- Contributed by
- People in story:
- Rosie Joyce Collick, William John Henry Collick (husband), James Pearl (brother).
- Location of story:
- North Africa, Italy and Germany
- Background to story:
- Article ID:
- Contributed on:
- 21 September 2005
This is a Christmas Card sent to my mother from my husband.
(This story has been submitted to the People's War site by a volunteer from Radio Cambridgeshire's Action Desk on behalf of Rosie Collick and has been added to the site with her permission. Mrs Collick fully understands the site's terms and conditions).
My husband William was called up as soon as war started, he went into the Irish guards at the age of 20 and then went to Catrham Barracks. The first thing they did was shave his hair off. They were not allowed out of the gate for two weeks, after which he was sent to the White Cliffs of Dover guarding the coast line, as the German planes were coming over from France, at night German soldiers were coming over by boat. Our men took them as prisoners of war. Later on my daughter was born. He asked the sergeant if he could have some leave to come and see me, the answer was “don’t come here telling me your cats got kittens”, he then went to ask the Colonel for leave and he gave him two days. On the second day my husband said “I’m taking another day”. At 9 o’clock that night a police man knocked at the door and said to my husband, “you are a deserter, and I must see you go back at once”. When he told the police why he was home they said make sure you go back in the morning. On returning he had to go in front of the Colonel. He said the only thing I can do with you is put you on the next boat going abroad. That was his punishment, fighting in North Africa and Italy.
I had to go and live with my mother because I only received £2 - 2 shillings and sixpence a week to live on. Baby’s milk was 8 shillings a tin, two tins a week 16 shillings. Leaving me £1.6 — 6 pence to live on, £1.65 today. On returning home after 6 years in the war, I got a Post office savings book with saving of £77 for the six years. Then no home to go to of our own the men in the village that had come home from the war with no home squated in army huts, that had been put in every field in the village.
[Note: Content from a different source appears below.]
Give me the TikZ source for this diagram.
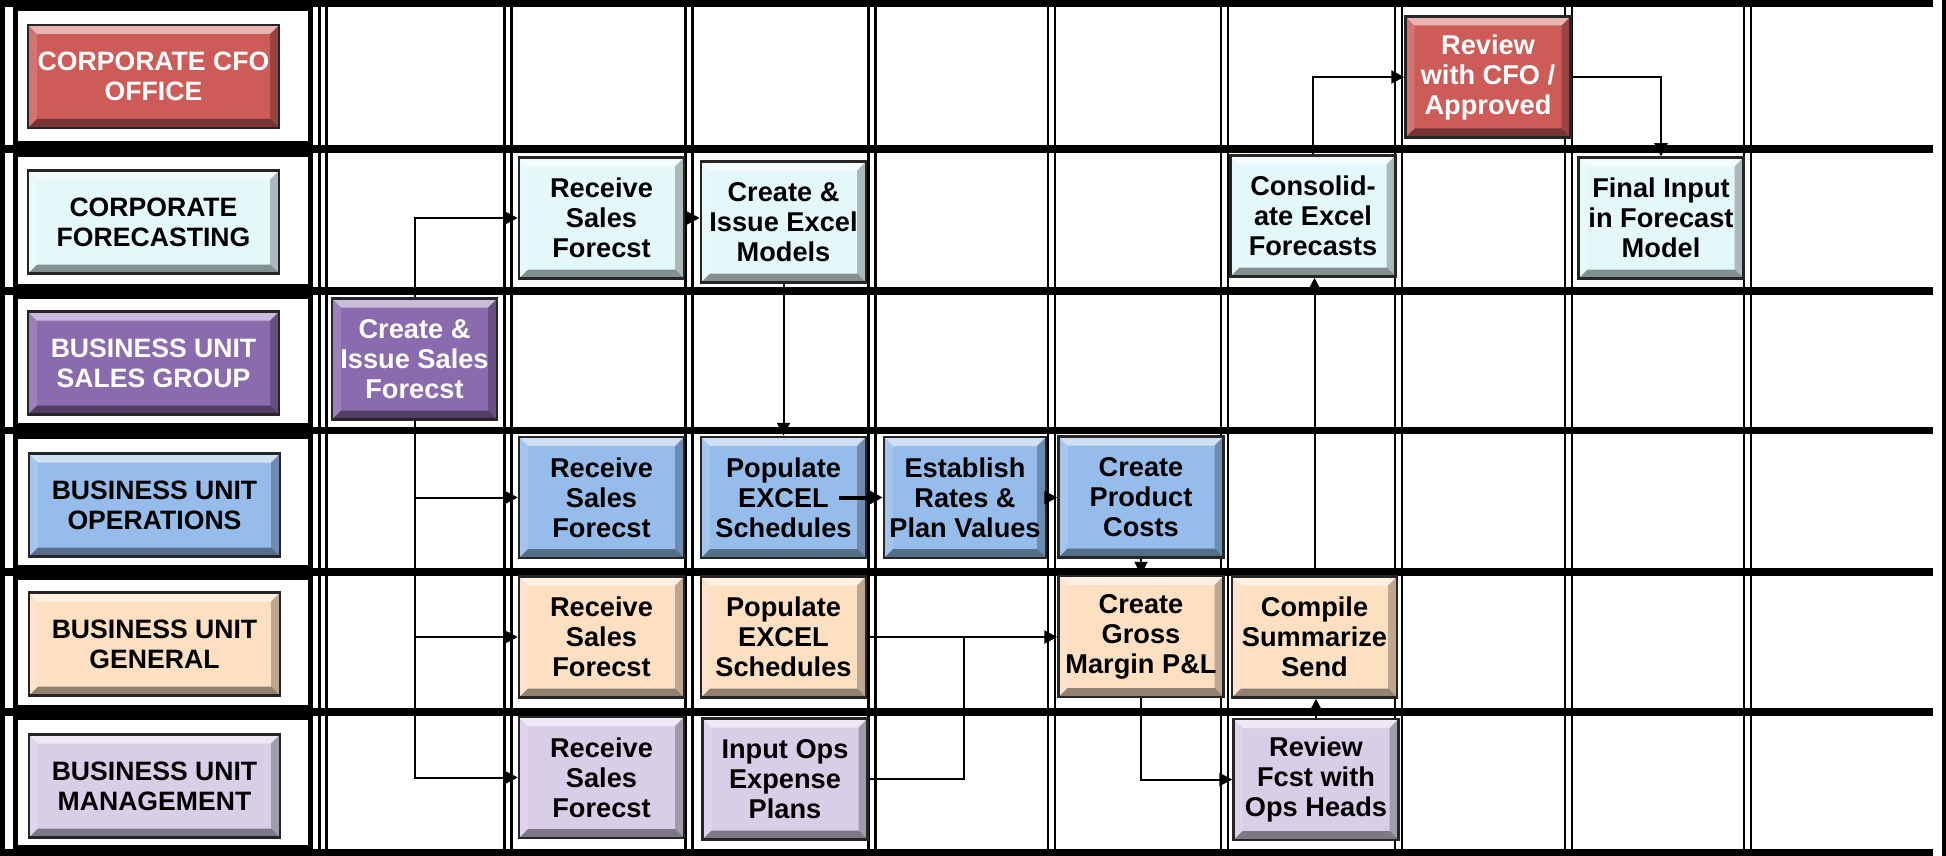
\documentclass[tikz,border=0pt]{standalone}
\usepackage{fontspec}
\setmainfont{Liberation Sans}
\usetikzlibrary{arrows.meta}
\definecolor{cfored}{HTML}{CD5B58}
\definecolor{cfcyan}{HTML}{E4F8FC}
\definecolor{salespur}{HTML}{8A6BAD}
\definecolor{opsblue}{HTML}{95BCEB}
\definecolor{genpeach}{HTML}{FDDFC2}
\definecolor{mgmtlav}{HTML}{D9CEE7}
\tikzset{
  bevel/.style={path picture={
    \path (path picture bounding box.north west) coordinate (bnw)
          (path picture bounding box.north east) coordinate (bne)
          (path picture bounding box.south east) coordinate (bse)
          (path picture bounding box.south west) coordinate (bsw)
          ([shift={(9pt,-9pt)}]path picture bounding box.north west) coordinate (inw)
          ([shift={(-9pt,-9pt)}]path picture bounding box.north east) coordinate (ine)
          ([shift={(-9pt,9pt)}]path picture bounding box.south east) coordinate (ise)
          ([shift={(9pt,9pt)}]path picture bounding box.south west) coordinate (isw);
    \fill[white,opacity=.55] (bnw) -- (bne) -- (ine) -- (inw) -- cycle;
    \fill[white,opacity=.15] (bnw) -- (inw) -- (isw) -- (bsw) -- cycle;
    \fill[black,opacity=.25] (bne) -- (bse) -- (ise) -- (ine) -- cycle;
    \fill[black,opacity=.42] (bsw) -- (bse) -- (ise) -- (isw) -- cycle;
  }},
  boxbase/.style={draw=black!85, line width=2.5pt, inner sep=0pt, align=center, bevel},
  lab/.style={boxbase, minimum width=251pt, minimum height=103pt,
    font=\bfseries\fontsize{26.6}{30}\selectfont},
  proc/.style={boxbase, minimum width=165pt, minimum height=121pt,
    font=\bfseries\fontsize{27.2}{30}\selectfont},
  conn/.style={line width=2pt, -{Triangle[length=13pt,width=13pt]}},
  plainconn/.style={line width=2pt},
  rowline/.style={line width=7.5pt},
  colline/.style={line width=2.4pt},
  cellbox/.style={line width=5pt},
}
\begin{document}
\begin{tikzpicture}[x=1pt,y=-1pt]
\fill[white] (0,0) rectangle (1946,856);
\useasboundingbox (0,0) rectangle (1946,856);

% vertical double lines
\foreach \c in {323,508,689,872,1051.5,1224.5,1398.5,1568.5,1747.5}{
  \draw[colline] (\c-3.4,6) -- (\c-3.4,850);
  \draw[colline] (\c+3.4,6) -- (\c+3.4,850);
}
% horizontal lane lines
\foreach \y in {3.5,149,291,430.5,572,712,852.5}{
  \draw[rowline] (0,\y) -- (1933,\y);
}
% outer left and right lines
\draw[line width=5pt] (2.5,0) -- (2.5,853);
\draw[line width=4pt] (1944,0) -- (1944,856);
% label column cells
\draw[cellbox] (15.5,9) rectangle (310,144);
\draw[cellbox] (15.5,154.5) rectangle (310,286);
\draw[cellbox] (15.5,296.5) rectangle (310,425.5);
\draw[cellbox] (15.5,436) rectangle (310,567);
\draw[cellbox] (15.5,577.5) rectangle (310,707);
\draw[cellbox] (15.5,717.5) rectangle (310,847);

% lane labels
\node[lab, fill=cfored, text=white] (lcfo) at (153.5,76.5) {CORPORATE CFO\\OFFICE};
\node[lab, fill=cfcyan] (lcf) at (153.5,222) {CORPORATE\\FORECASTING};
\node[lab, fill=salespur, text=white] (lsales) at (153.5,363) {BUSINESS UNIT\\SALES GROUP};
\node[lab, fill=opsblue] (lops) at (154.5,505) {BUSINESS UNIT\\OPERATIONS};
\node[lab, fill=genpeach] (lgen) at (154.5,644) {BUSINESS UNIT\\GENERAL};
\node[lab, fill=mgmtlav] (lmgmt) at (154.5,786) {BUSINESS UNIT\\MANAGEMENT};

% process boxes
\node[proc, fill=cfored, text=white] (rcfo) at (1488,77) {Review\\with CFO /\\Approved};

\node[proc, fill=cfcyan] (rsf1) at (601.5,218) {Receive\\Sales\\Forecst};
\node[proc, fill=cfcyan] (cie) at (783.5,222) {Create \&\\Issue Excel\\Models};
\node[proc, fill=cfcyan] (cons) at (1313,216) {Consolid-\\ate Excel\\Forecasts};
\node[proc, fill=cfcyan] (fin) at (1661,218) {Final Input\\in Forecast\\Model};

\node[proc, fill=salespur, text=white] (cis) at (414.5,359) {Create \&\\Issue Sales\\Forecst};

\node[proc, fill=opsblue] (rsf2) at (601.5,497.5) {Receive\\Sales\\Forecst};
\node[proc, fill=opsblue] (pop1) at (783.5,497.5) {Populate\\EXCEL\\Schedules};
\node[proc, fill=opsblue, minimum width=162pt] (est) at (965,497.5) {Establish\\Rates \&\\Plan Values};
\node[proc, fill=opsblue] (cpc) at (1141,497) {Create\\Product\\Costs};

\node[proc, fill=genpeach] (rsf3) at (601.5,637) {Receive\\Sales\\Forecst};
\node[proc, fill=genpeach] (pop2) at (783.5,637) {Populate\\EXCEL\\Schedules};
\node[proc, fill=genpeach] (cgm) at (1141,636.5) {Create\\Gross\\Margin P\&L};
\node[proc, fill=genpeach] (css) at (1314.5,637) {Compile\\Summarize\\Send};

\node[proc, fill=mgmtlav] (rsf4) at (601.5,777.5) {Receive\\Sales\\Forecst};
\node[proc, fill=mgmtlav] (iop) at (785,779) {Input Ops\\Expense\\Plans};
\node[proc, fill=mgmtlav] (rfo) at (1316,779.5) {Review\\Fcst with\\Ops Heads};

% connectors
\draw[conn] (cis.north) |- (rsf1.west);
\draw[conn] (cis.south) |- (rsf2.west);
\draw[conn] (cis.south) |- (rsf3.west);
\draw[conn] (cis.south) |- (rsf4.west);
\draw[conn] (rsf1.east) -- (rsf1.east -| cie.west);
\draw[conn] (cie.south) -- (pop1.north);
\coordinate (popstart) at ([xshift=-28pt]pop1.east);
\draw[conn, line width=4pt] (popstart) -- (est.west);
\draw[conn] (est.east) -- (est.east -| cpc.west);
\draw[conn] (cpc.south) -- (cpc.south |- cgm.north);
\draw[conn] (pop2.east) -- (pop2.east -| cgm.west);
\coordinate (join) at (964,637);
\draw[plainconn] (iop.east) -| (join);
\draw[conn] (cgm.south) |- (rfo.west);
\draw[conn] (rfo.north) -- (rfo.north |- css.south);
\draw[conn] (css.north) -- (css.north |- cons.south);
\draw[conn] (cons.north) |- (rcfo.west);
\draw[conn] (rcfo.east) -| (fin.north);
\end{tikzpicture}
\end{document}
They moved in wooden huts that had been put up for officers then the army was sent to take the roofs off, so they went to the next field, there were tin Nissan huts. Icicles hung inside in winter, it was freezing.
My brother James was in the army an ambulance driver taking some wounded soldiers to hospital in Crete; he was captured by the Germans and sent to Stalag 7. He never knew what happened to the wounded, we never heard from him for two years. I didn’t know if he was dead or alive.
The evacuees came to the village one winter night at 9 o’clock in Coaches from London. A knock came on my mother’s door and a lady stood there with two little boys. She asked my mother to take them in. I remember one was called Tommy Knighting from the East End of London. His mother came to see him one weekend with his littler sister who was two years old. She asked my mother is she could leave the little girl as they were being bombed. As we only had three bedrooms my mother pulled out a large drawer from the chest of drawers and made a bed in it for the girl in her bedroom. The two boys slept together in my brother’s room. The next day my mother was in the garden, when a lady came up the road with a little girl, the mother was crying. My mother asked her what was the matter, she said she was from London and was staying up the road from us but she could not stay there because it was dirty. My mother took them in. The mother slept with me, her child in the middle and my daughter in her cot all in one room. They were glad to stay and when her husband who was in the Navy when he came home on leave he had to sleep on the settee downstairs.